## WORK REQUIRED:
Exactly retype the lines from the top of the data through the line containing "lt.textContent=fmt(lv);", leaving out every picture.

-- BEGIN DATA EXCERPT --

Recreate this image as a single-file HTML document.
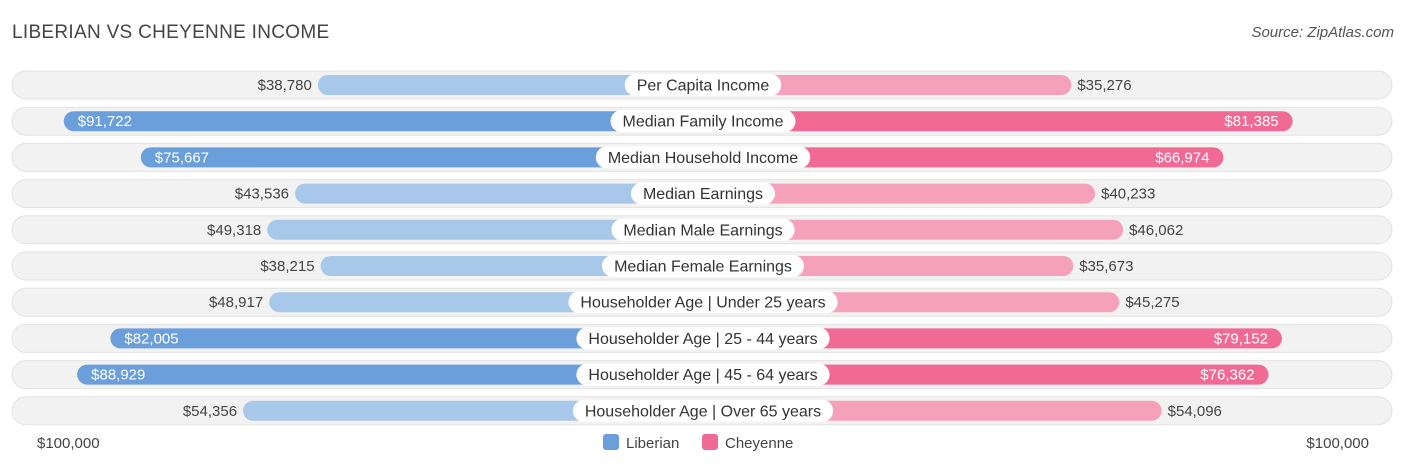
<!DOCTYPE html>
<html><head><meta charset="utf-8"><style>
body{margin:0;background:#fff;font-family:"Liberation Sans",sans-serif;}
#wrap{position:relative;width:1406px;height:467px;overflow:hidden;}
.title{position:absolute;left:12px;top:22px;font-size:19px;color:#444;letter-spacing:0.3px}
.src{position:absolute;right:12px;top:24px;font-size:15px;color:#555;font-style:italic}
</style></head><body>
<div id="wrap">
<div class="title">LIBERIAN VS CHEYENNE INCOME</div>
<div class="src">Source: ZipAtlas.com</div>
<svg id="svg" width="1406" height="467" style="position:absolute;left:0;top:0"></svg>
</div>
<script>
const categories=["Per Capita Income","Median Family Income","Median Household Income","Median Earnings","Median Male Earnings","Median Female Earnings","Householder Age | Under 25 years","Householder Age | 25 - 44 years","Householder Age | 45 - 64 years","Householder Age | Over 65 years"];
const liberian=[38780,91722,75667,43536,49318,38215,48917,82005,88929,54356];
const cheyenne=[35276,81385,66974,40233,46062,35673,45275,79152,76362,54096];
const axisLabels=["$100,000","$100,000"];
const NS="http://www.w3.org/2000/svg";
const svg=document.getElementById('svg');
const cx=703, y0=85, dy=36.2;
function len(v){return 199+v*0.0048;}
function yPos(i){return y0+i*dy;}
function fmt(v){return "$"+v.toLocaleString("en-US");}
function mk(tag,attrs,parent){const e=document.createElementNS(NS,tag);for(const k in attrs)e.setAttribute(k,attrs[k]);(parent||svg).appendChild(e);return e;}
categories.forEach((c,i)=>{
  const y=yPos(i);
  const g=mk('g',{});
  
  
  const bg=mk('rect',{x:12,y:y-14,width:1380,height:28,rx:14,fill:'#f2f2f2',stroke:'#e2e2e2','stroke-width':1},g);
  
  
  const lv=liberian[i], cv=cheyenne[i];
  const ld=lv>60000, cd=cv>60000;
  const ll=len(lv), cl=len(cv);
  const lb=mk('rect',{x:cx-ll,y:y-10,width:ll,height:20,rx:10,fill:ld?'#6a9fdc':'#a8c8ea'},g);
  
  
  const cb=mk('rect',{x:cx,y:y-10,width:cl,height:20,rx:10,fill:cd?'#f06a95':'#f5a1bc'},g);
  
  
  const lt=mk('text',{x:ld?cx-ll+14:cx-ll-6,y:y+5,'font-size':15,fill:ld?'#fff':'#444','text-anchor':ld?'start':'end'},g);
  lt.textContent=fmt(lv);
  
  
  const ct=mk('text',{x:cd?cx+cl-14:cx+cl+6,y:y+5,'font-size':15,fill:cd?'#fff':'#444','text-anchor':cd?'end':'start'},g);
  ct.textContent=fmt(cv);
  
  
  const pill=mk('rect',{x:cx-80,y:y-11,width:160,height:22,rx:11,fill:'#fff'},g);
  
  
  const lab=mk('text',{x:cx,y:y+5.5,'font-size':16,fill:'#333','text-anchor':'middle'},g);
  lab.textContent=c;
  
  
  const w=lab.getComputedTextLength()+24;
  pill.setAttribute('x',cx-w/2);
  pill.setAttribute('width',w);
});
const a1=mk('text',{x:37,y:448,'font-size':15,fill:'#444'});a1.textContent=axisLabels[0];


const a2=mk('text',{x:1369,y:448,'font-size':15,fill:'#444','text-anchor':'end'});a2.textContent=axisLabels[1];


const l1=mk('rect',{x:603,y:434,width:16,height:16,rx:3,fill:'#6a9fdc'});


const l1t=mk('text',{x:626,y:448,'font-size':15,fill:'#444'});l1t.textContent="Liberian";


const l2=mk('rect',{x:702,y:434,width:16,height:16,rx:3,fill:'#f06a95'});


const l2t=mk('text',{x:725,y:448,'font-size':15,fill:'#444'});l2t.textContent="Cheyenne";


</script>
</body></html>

-- END DATA EXCERPT --

## RESULT FOR THIS EXERCISE:
Recreate this image as a single-file HTML document.
<!DOCTYPE html>
<html><head><meta charset="utf-8"><style>
body{margin:0;background:#fff;font-family:"Liberation Sans",sans-serif;}
#wrap{position:relative;width:1406px;height:467px;overflow:hidden;}
.title{position:absolute;left:12px;top:22px;font-size:19px;color:#444;letter-spacing:0.3px}
.src{position:absolute;right:12px;top:24px;font-size:15px;color:#555;font-style:italic}
</style></head><body>
<div id="wrap">
<div class="title">LIBERIAN VS CHEYENNE INCOME</div>
<div class="src">Source: ZipAtlas.com</div>
<svg id="svg" width="1406" height="467" style="position:absolute;left:0;top:0"></svg>
</div>
<script>
const categories=["Per Capita Income","Median Family Income","Median Household Income","Median Earnings","Median Male Earnings","Median Female Earnings","Householder Age | Under 25 years","Householder Age | 25 - 44 years","Householder Age | 45 - 64 years","Householder Age | Over 65 years"];
const liberian=[38780,91722,75667,43536,49318,38215,48917,82005,88929,54356];
const cheyenne=[35276,81385,66974,40233,46062,35673,45275,79152,76362,54096];
const axisLabels=["$100,000","$100,000"];
const NS="http://www.w3.org/2000/svg";
const svg=document.getElementById('svg');
const cx=703, y0=85, dy=36.2;
function len(v){return 199+v*0.0048;}
function yPos(i){return y0+i*dy;}
function fmt(v){return "$"+v.toLocaleString("en-US");}
function mk(tag,attrs,parent){const e=document.createElementNS(NS,tag);for(const k in attrs)e.setAttribute(k,attrs[k]);(parent||svg).appendChild(e);return e;}
categories.forEach((c,i)=>{
  const y=yPos(i);
  const g=mk('g',{});
  
  
  const bg=mk('rect',{x:12,y:y-14,width:1380,height:28,rx:14,fill:'#f2f2f2',stroke:'#e2e2e2','stroke-width':1},g);
  
  
  const lv=liberian[i], cv=cheyenne[i];
  const ld=lv>60000, cd=cv>60000;
  const ll=len(lv), cl=len(cv);
  const lb=mk('rect',{x:cx-ll,y:y-10,width:ll,height:20,rx:10,fill:ld?'#6a9fdc':'#a8c8ea'},g);
  
  
  const cb=mk('rect',{x:cx,y:y-10,width:cl,height:20,rx:10,fill:cd?'#f06a95':'#f5a1bc'},g);
  
  
  const lt=mk('text',{x:ld?cx-ll+14:cx-ll-6,y:y+5,'font-size':15,fill:ld?'#fff':'#444','text-anchor':ld?'start':'end'},g);
  lt.textContent=fmt(lv);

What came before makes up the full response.